На что Львов, садясь в гондолу, ответствовал без запинки такими же рифмами:
Хвосты есть у лисиц, хвосты есть у волков.
Хвосты есть у кнутов, берегись, Хвостов.
На вопрос известного адмирала Шишкова, что побудило его отважиться на опасность воздушного путешествия с Гарнереном, Львов объяснил, что, кроме желания испытать свои нервы, другого побуждения к тому не было. «Я бывал в нескольких сражениях, – сказал он, – больших и малых, видел неприятеля лицом к лицу и никогда не чувствовал, чтоб у меня забилось сердце. Я играл в карты, проигрывал все, до последнего гроша, не зная, чем завтра существовать буду, и оставался так же спокоен, как бы имея миллион за пазухою. Наконец, вздумалось мне влюбиться в одну красавицу-полячку, которая, казалось, была от меня без памяти, но в самом деле безбожно обманывала меня для одного венгерца; я узнал об измене со всеми гнусными ее подробностями и мне стало смешно. Как же, я думал, дожить до шестидесяти лет и не испытать в жизни ни одного сильного ощущения! Если оно не давалось мне на земле, дай поищу его за облаками: вот я и полетел. Но за пределами нашей атмосферы я не ощутил ничего, кроме тумана и сырости, немного продрог – вот и все».

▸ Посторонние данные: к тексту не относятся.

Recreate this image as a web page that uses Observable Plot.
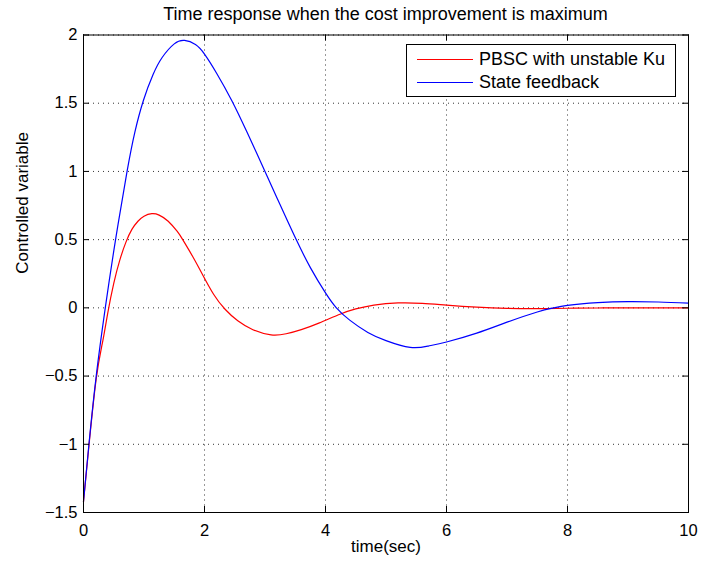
<!DOCTYPE html>
<html>
<head>
<meta charset="utf-8">
<script src="https://cdn.jsdelivr.net/npm/d3@7"></script>
<script src="https://cdn.jsdelivr.net/npm/@observablehq/plot@0.6"></script>
<style>
  body { margin: 0; background: #fff; }
  #wrap { position: relative; width: 701px; height: 565px; font-family: "Liberation Sans", Arial, sans-serif; color: #000; background: #fff; }
  #title { position: absolute; left: 83px; width: 605px; top: 3px; text-align: center; font-size: 18px; line-height: 22px; }
  #chart { position: absolute; left: 0; top: 24px; }
  #legend { position: absolute; left: 406px; top: 44px; width: 268px; height: 51px; border: 1px solid #000; background: #fff; font-size: 18px; }
  .lg-row { position: absolute; left: 10px; height: 22px; display: flex; align-items: center; }
  .lg-line { width: 56px; height: 0; border-top: 1.2px solid; margin-right: 6px; }
</style>
</head>
<body>
<div id="wrap">
  <div id="title">Time response when the cost improvement is maximum</div>
  <div id="chart"></div>
  <div id="legend"></div>
</div>
<script>
// ---- data ----
const xTicks = [0, 2, 4, 6, 8, 10];
const yTicks = [-1.5, -1, -0.5, 0, 0.5, 1, 1.5, 2];

const seriesNames = ["PBSC with unstable Ku", "State feedback"];
const seriesColors = ["#ff0000", "#0000ff"];

const tRed = [0, 0.09, 0.21, 0.32, 0.4, 0.5, 0.6, 0.7, 0.8, 0.9, 1.0, 1.13, 1.25, 1.4, 1.55, 1.64, 1.8, 1.96, 2.15, 2.34, 2.55, 2.8, 3.1, 3.35, 3.6, 3.9, 4.25, 4.5, 4.8, 5.2, 5.6, 6.0, 6.5, 7.0, 7.5, 8.0, 8.5, 9.0, 10.0];
const yRed = [-1.42, -1.01, -0.52, -0.24, -0.04, 0.18, 0.35, 0.48, 0.575, 0.635, 0.672, 0.69, 0.68, 0.635, 0.56, 0.5, 0.38, 0.25, 0.1, -0.01, -0.095, -0.16, -0.198, -0.19, -0.16, -0.11, -0.045, -0.008, 0.02, 0.036, 0.033, 0.02, 0.005, -0.004, -0.006, -0.003, -0.001, 0.0, 0.0];

const tBlue = [0, 0.09, 0.21, 0.36, 0.53, 0.72, 0.85, 0.99, 1.15, 1.3, 1.5, 1.67, 1.85, 2.0, 2.2, 2.45, 2.7, 3.0, 3.25, 3.5, 3.75, 4.0, 4.18, 4.4, 4.7, 5.0, 5.4, 5.7, 6.0, 6.5, 7.0, 7.5, 7.77, 8.0, 8.5, 9.0, 9.5, 10.0];
const yBlue = [-1.42, -1.0, -0.5, 0.0, 0.5, 1.0, 1.29, 1.52, 1.71, 1.835, 1.935, 1.96, 1.93, 1.86, 1.72, 1.52, 1.29, 1.0, 0.755, 0.515, 0.295, 0.11, 0.0, -0.09, -0.18, -0.24, -0.29, -0.28, -0.25, -0.185, -0.105, -0.03, 0.0, 0.018, 0.038, 0.046, 0.043, 0.034];

// ---- build ----
const red = tRed.map((t, i) => ({t, v: yRed[i]}));
const blue = tBlue.map((t, i) => ({t, v: yBlue[i]}));

const W = 701, H = 541, mT = 10.5, mB = 53, mL = 83, mR = 13;
const plotW = W - mL - mR, plotH = H - mT - mB;
const tickLen = 6;
const fmt = d3.format("");
const font = "'Liberation Sans', Arial, sans-serif";

const chart = Plot.plot({
  width: W, height: H,
  marginTop: mT, marginBottom: mB, marginLeft: mL, marginRight: mR,
  style: {fontFamily: font, fontSize: "16.5px", color: "#000", background: "transparent", overflow: "visible"},
  x: {domain: [0, 10], label: null},
  y: {domain: [-1.5, 2], label: null},
  marks: [
    Plot.gridX(xTicks, {stroke: "#000", strokeOpacity: 0.8, strokeDasharray: "1,4"}),
    Plot.gridY(yTicks, {stroke: "#000", strokeOpacity: 0.8, strokeDasharray: "1,4"}),
    Plot.line(red, {x: "t", y: "v", stroke: seriesColors[0], strokeWidth: 1.2, curve: "natural"}),
    Plot.line(blue, {x: "t", y: "v", stroke: seriesColors[1], strokeWidth: 1.2, curve: "natural"}),
    Plot.frame({stroke: "#000", strokeWidth: 1}),
    Plot.tickX(xTicks, {x: d => d, insetTop: plotH - tickLen, stroke: "#000"}),
    Plot.tickX(xTicks, {x: d => d, insetBottom: plotH - tickLen, stroke: "#000"}),
    Plot.tickY(yTicks, {y: d => d, insetRight: plotW - tickLen, stroke: "#000"}),
    Plot.tickY(yTicks, {y: d => d, insetLeft: plotW - tickLen, stroke: "#000"}),
    Plot.axisX(xTicks, {tickSize: 0, tickPadding: 12, tickFormat: fmt, label: null, fontSize: 16.5}),
    Plot.axisY(yTicks, {tickSize: 0, tickPadding: 6, tickFormat: fmt, label: null, fontSize: 16.5}),
    Plot.text(["time(sec)"], {frameAnchor: "bottom", dy: 39, text: d => d, fontSize: 17}),
    Plot.text(["Controlled variable"], {frameAnchor: "left", dx: -61, rotate: -90, text: d => d, fontSize: 17})
  ]
});
document.getElementById("chart").appendChild(chart);

// legend
const legend = document.getElementById("legend");
seriesNames.forEach((name, i) => {
  const row = document.createElement("div");
  row.className = "lg-row";
  row.style.top = (3 + i * 23.5) + "px";
  const ln = document.createElement("span");
  ln.className = "lg-line";
  ln.style.borderTopColor = seriesColors[i];
  const tx = document.createElement("span");
  tx.textContent = name;
  row.appendChild(ln);
  row.appendChild(tx);
  legend.appendChild(row);
});
</script>
</body>
</html>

Император Павел I, разговаривая однажды с Львовым на разводе, облокотился на него.
– Ах, государь, – произнес с сожалением Львов, – могу ли я служить вам опорою?
Однажды Потемкин рассердился на Львова за что-то и перестал говорить, но Львов не обратил на это особенного внимания и продолжал каждый день обедать у фельдмаршала.
– Отчего ты так похудел? – спросил, наконец, его Потемкин.
– По милости вашей светлости, – отвечал сердито Львов.
– Как так?
– Если бы вы еще немного продолжали на меня дуться, то я умер бы от голода.